New Society Aims to Support Affective Science

Scientists who study affective phenomena will soon have a place to interact, collaborate, and share their science with colleagues. A new society — The Society for Affective Science (SAS) — has been organized for the purpose of encouraging basic and applied research on emotions, moods, and other motivational states.

SAS President and APS Fellow James Gross, Stanford University, says the society was founded “as a response to a widely felt desire for a scientific society that would bring together many different fields, within psychology and beyond, that are examining affective phenomena.”

Members will get their first chance to interact with fellow scientists at SAS’s Inaugural Conference to be held April 23–26, 2014, in Bethesda, Maryland. Charter members expect that the conference will attract scientists from psychology, medicine, neuroscience, computer science, law, economics, anthropology, linguistics, sociology, and business.

“The guiding premise of this society,” say Gross, “is that human and nonhuman affective phenomena — including emotions, moods, and other motivated states — transcend traditional disciplinary differences in emphasis and focus, and that a collaboration across disciplinary lines will accelerate scientific discoveries and the accumulation of knowledge in a range of topics and fields.”

Gross also hopes that consumers of affective science — journalists, teachers, industry, museums, government, and the general public — will benefit from the SAS’s work.

Joining Gross on SAS’s Executive Committee are APS Fellows and current APS Board Members Lisa Feldman Barrett, Northeastern University, and Wendy Berry Mendes, University of California, San Francisco.

Comments

We would also like to draw the attention of fellow researchers, who are interested in affect, emotions, and moods, to the International Society for Research on Emotions, a thriving society that was founded in 1984 by eminent researchers in the field, including APS William James Fellow Paul Ekman, founding editors of APA journal Emotion Klaus Scherer and Richie Davidson, APS fellows, Joe Campos, and Bernard Rime, APS fellow.
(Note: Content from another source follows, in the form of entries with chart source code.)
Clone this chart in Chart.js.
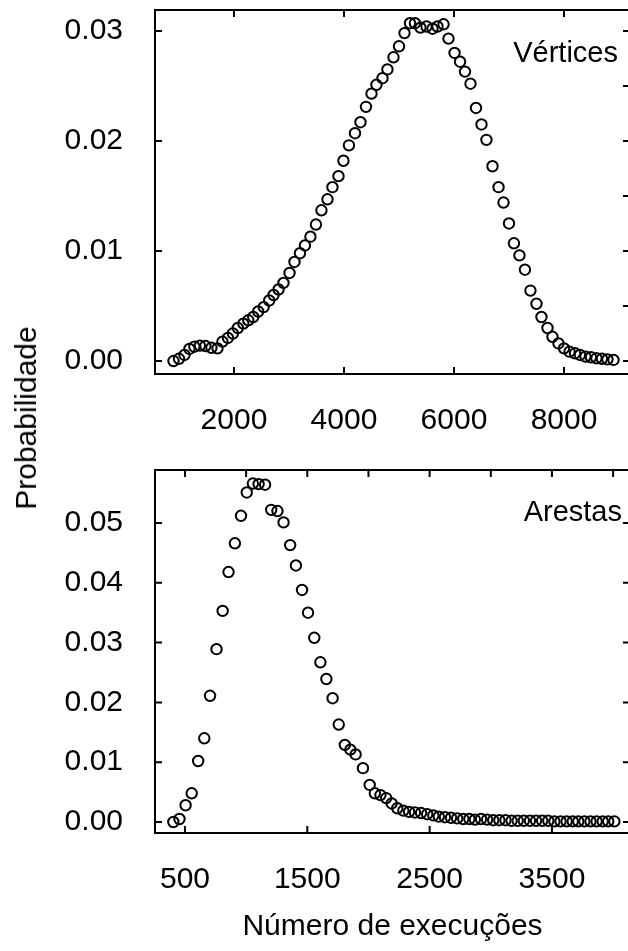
<!DOCTYPE html>
<html>
<head>
<meta charset="utf-8">
<script src="https://cdn.jsdelivr.net/npm/chart.js@4"></script>
<style>
  html, body { margin: 0; padding: 0; background: #fff; overflow: hidden; }
  #wrap { position: relative; width: 628px; height: 951px; overflow: hidden; }
  canvas { position: absolute; left: 0; }
  #vert { top: 0; }
  #edge { top: 460px; }
  #ylab {
    position: absolute; left: 26px; top: 418px;
    transform: translate(-50%, -50%) rotate(-90deg);
    font: 30px 'Liberation Sans', Arial, sans-serif; line-height: 1;
    white-space: nowrap; color: #000;
  }
</style>
</head>
<body>
<div id="wrap">
  <canvas id="vert" width="632" height="460"></canvas>
  <canvas id="edge" width="632" height="491"></canvas>
  <div id="ylab">Probabilidade</div>
</div>

<script>
// Vértices
const vertX = [900, 1000, 1100, 1190, 1280, 1380, 1480, 1590, 1700, 1790,
  1890, 1980, 2070, 2170, 2260, 2350, 2440, 2540, 2640, 2720,
  2810, 2900, 3010, 3100, 3200, 3290, 3390, 3490, 3590, 3700,
  3790, 3900, 3990, 4090, 4200, 4300, 4400, 4500, 4590, 4700,
  4790, 4900, 5000, 5100, 5200, 5290, 5390, 5500, 5610, 5700,
  5810, 5900, 6010, 6110, 6200, 6300, 6400, 6500, 6590, 6700,
  6810, 6900, 7000, 7090, 7190, 7290, 7390, 7500, 7590, 7700,
  7790, 7900, 8000, 8100, 8200, 8290, 8390, 8490, 8590, 8690,
  8790, 8900];
const vertY = [0.0000, 0.0002, 0.00055, 0.0011, 0.0013, 0.0014, 0.00136, 0.0012, 0.00115, 0.00176,
  0.0021, 0.0025, 0.0030, 0.0034, 0.0037, 0.0040, 0.0045, 0.0049, 0.0055, 0.0060,
  0.0065, 0.0071, 0.0080, 0.0090, 0.0098, 0.0105, 0.0113, 0.0124, 0.0137, 0.0147,
  0.0158, 0.0168, 0.0182, 0.0196, 0.0207, 0.0217, 0.0231, 0.0243, 0.0251, 0.0257,
  0.0265, 0.0276, 0.0286, 0.0298, 0.0307, 0.0307, 0.0303, 0.0304, 0.0302, 0.0304,
  0.0306, 0.0293, 0.0280, 0.0272, 0.0263, 0.0252, 0.0230, 0.0215, 0.0201, 0.0177,
  0.0158, 0.0144, 0.0125, 0.0107, 0.0096, 0.0083, 0.0064, 0.0052, 0.0040, 0.0030,
  0.0022, 0.0016, 0.00115, 0.00085, 0.0007, 0.00055, 0.0004, 0.00034, 0.00025, 0.0002,
  0.00015, 0.0001];

// Arestas
const edgeX = [405, 455, 505, 555, 608, 658, 705, 758, 808, 856,
  908, 958, 1005, 1055, 1102, 1155, 1205, 1256, 1306, 1360,
  1407, 1457, 1506, 1557, 1607, 1656, 1707, 1757, 1807, 1852,
  1895, 1955, 2010, 2052, 2098, 2145, 2190, 2236, 2285, 2332,
  2380, 2430, 2480, 2530, 2575, 2625, 2675, 2725, 2775, 2825,
  2870, 2920, 2970, 3020, 3070, 3120, 3170, 3220, 3270, 3320,
  3370, 3420, 3470, 3520, 3570, 3620, 3670, 3715, 3765, 3815,
  3865, 3915, 3960, 4010];
const edgeY = [0.0000, 0.0005, 0.0028, 0.0048, 0.0102, 0.0140, 0.0211, 0.0289, 0.0353, 0.0418,
  0.0466, 0.0512, 0.0551, 0.0566, 0.0565, 0.0564, 0.0522, 0.0520, 0.0501, 0.0463,
  0.0429, 0.0388, 0.0350, 0.0308, 0.0267, 0.0239, 0.0207, 0.0163, 0.0129, 0.0121,
  0.0113, 0.0090, 0.0062, 0.0048, 0.0045, 0.0040, 0.0031, 0.0023, 0.0019, 0.0017,
  0.0016, 0.0015, 0.0013, 0.0011, 0.0009, 0.0008, 0.0007, 0.0006, 0.0005, 0.0005,
  0.0004, 0.0005, 0.0004, 0.0003, 0.0003, 0.0003, 0.0002, 0.0002, 0.0002, 0.0002,
  0.0002, 0.0002, 0.0002, 0.0001, 0.0001, 0.0001, 0.0001, 0.0001, 0.0001, 0.0001,
  0.0001, 0.0001, 0.0001, 0.0001];

// ticks
const vertXTicks = [2000, 4000, 6000, 8000];
const vertYTicks = [0, 0.01, 0.02, 0.03];
const vertYRight = [0, 0.005, 0.01, 0.015, 0.02, 0.025, 0.03];
const edgeXTicks = [500, 1500, 2500, 3500];
const edgeXTop = [500, 1000, 1500, 2000, 2500, 3000, 3500, 4000];
const edgeYTicks = [0, 0.01, 0.02, 0.03, 0.04, 0.05];

const FONT = "'Liberation Sans', Arial, Helvetica, sans-serif";
Chart.defaults.font.family = FONT;
Chart.defaults.font.size = 30;
Chart.defaults.color = '#000';

// box around the plot with inward tick marks and the panel label
const framePlugin = {
  id: 'frame',
  afterDatasetsDraw(chart, args, opts) {
    const { ctx, chartArea: a } = chart;
    const x = chart.scales.x, y = chart.scales.y;
    const len = 7;
    ctx.save();
    ctx.strokeStyle = '#000';
    ctx.lineWidth = 2;
    ctx.strokeRect(a.left, a.top, a.right - a.left, a.bottom - a.top);
    ctx.beginPath();
    opts.bottom.forEach(v => { const p = x.getPixelForValue(v); ctx.moveTo(p, a.bottom); ctx.lineTo(p, a.bottom - len); });
    opts.top.forEach(v => { const p = x.getPixelForValue(v); ctx.moveTo(p, a.top); ctx.lineTo(p, a.top + len); });
    opts.left.forEach(v => { const p = y.getPixelForValue(v); ctx.moveTo(a.left, p); ctx.lineTo(a.left + len, p); });
    opts.right.forEach(v => { const p = y.getPixelForValue(v); ctx.moveTo(a.right, p); ctx.lineTo(a.right - len, p); });
    ctx.stroke();
    ctx.fillStyle = '#000';
    ctx.font = '29px ' + FONT;
    ctx.textAlign = 'right';
    ctx.textBaseline = 'middle';
    ctx.fillText(opts.label, a.right - opts.labelDx, a.top + opts.labelDy);
    ctx.restore();
  }
};

// fixed axis sizes, and no extra room for overhanging tick labels
function fixBox(s, size) {
  if (s.isHorizontal()) s.height = size; else s.width = size;
  s.paddingTop = s.paddingBottom = s.paddingLeft = s.paddingRight = 0;
}

function makePanel(id, xs, ys, cfg) {
  return new Chart(document.getElementById(id), {
    type: 'scatter',
    data: {
      datasets: [{
        data: xs.map((v, i) => ({ x: v, y: ys[i] })),
        pointStyle: 'circle',
        pointRadius: 5.2,
        borderWidth: 2,
        borderColor: '#000',
        backgroundColor: 'rgba(0,0,0,0)'
      }]
    },
    options: {
      responsive: false,
      animation: false,
      events: [],
      layout: { autoPadding: false, padding: { top: 10, right: 2, left: 0, bottom: 0 } },
      plugins: {
        legend: { display: false },
        tooltip: { enabled: false },
        frame: cfg.frame
      },
      scales: {
        x: {
          type: 'linear',
          min: cfg.xMin,
          max: cfg.xMax,
          grid: { display: false, drawTicks: false },
          border: { display: false },
          afterBuildTicks: s => { s.ticks = cfg.xTicks.map(v => ({ value: v })); },
          afterFit: s => fixBox(s, cfg.xHeight),
          ticks: { padding: 29, maxRotation: 0, autoSkip: false, callback: v => String(v) },
          title: cfg.xTitle
        },
        y: {
          type: 'linear',
          min: cfg.yMin,
          max: cfg.yMax,
          grid: { display: false, drawTicks: false },
          border: { display: false },
          afterBuildTicks: s => { s.ticks = cfg.yTicks.map(v => ({ value: v })); },
          afterFit: s => fixBox(s, 155),
          ticks: { padding: 32, autoSkip: false, callback: v => v.toFixed(2) }
        }
      }
    },
    plugins: [framePlugin]
  });
}

makePanel('vert', vertX, vertY, {
  xMin: 564, xMax: 9200, yMin: -0.00118, yMax: 0.0319,
  xTicks: vertXTicks, yTicks: vertYTicks, xHeight: 86,
  xTitle: { display: false },
  frame: { bottom: vertXTicks, top: vertXTicks, left: vertYTicks, right: vertYRight,
           label: 'Vértices', labelDx: 12, labelDy: 44 }
});

makePanel('edge', edgeX, edgeY, {
  xMin: 255, xMax: 4138, yMin: -0.00184, yMax: 0.05886,
  xTicks: edgeXTicks, yTicks: edgeYTicks, xHeight: 118,
  xTitle: { display: true, text: 'Número de execuções', padding: { top: 0, bottom: 6 } },
  frame: { bottom: edgeXTicks, top: edgeXTop, left: edgeYTicks, right: edgeYTicks,
           label: 'Arestas', labelDx: 8, labelDy: 43 }
});
</script>
</body>
</html>
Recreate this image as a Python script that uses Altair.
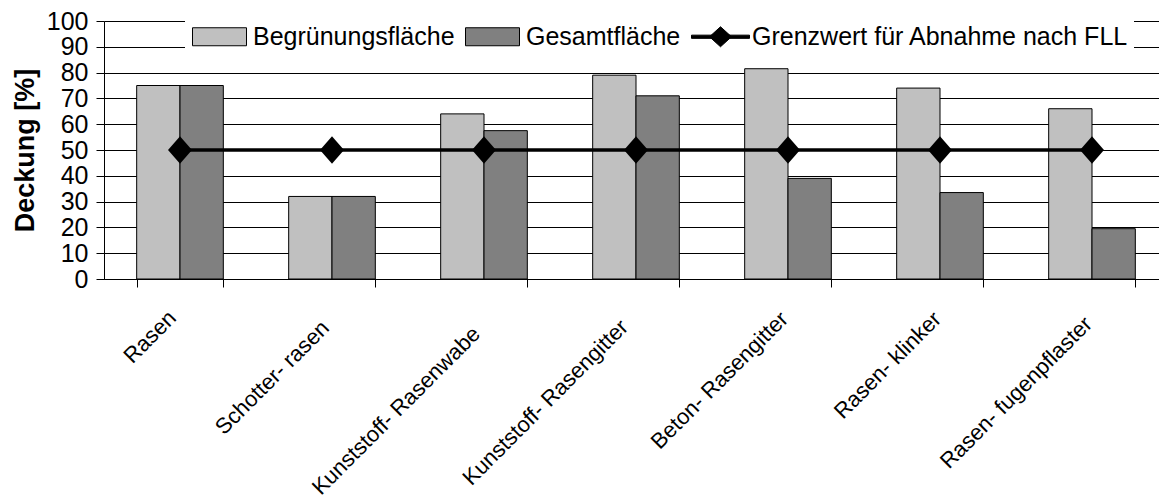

Key aspects of ISRE apart from its focus on affective processes at all levels are interdisciplinarity and internationality. The society bridges research in neuroscience, genetics, and other biological sciences, with many branches of psychology, business, anthropology, sociology, engineering, philosophy, history, as well as other branches of the humanities. It has an established record for highly interdisciplinary exchanges and is open to members. The last meeting took place in August in Berkeley, California, and the next conference will be held in 2015 in Europe.

Information on the society can be found at http://www.isre.org

Arvid Kappas. Professor of Psychology, Charter Member and Fellow of APS, President of the International Society for Research on Emotions, Past-president W. Gerrod Parrot, APS fellow, Christine Harris and James Russell, editors of Emotion Review, as well as the executive board: Yochi Cohen-Charash, Julien Deonna, Diana Montague, Agnes Moors, Jan Stets, Louise Sundararajan, and Michelle Yik.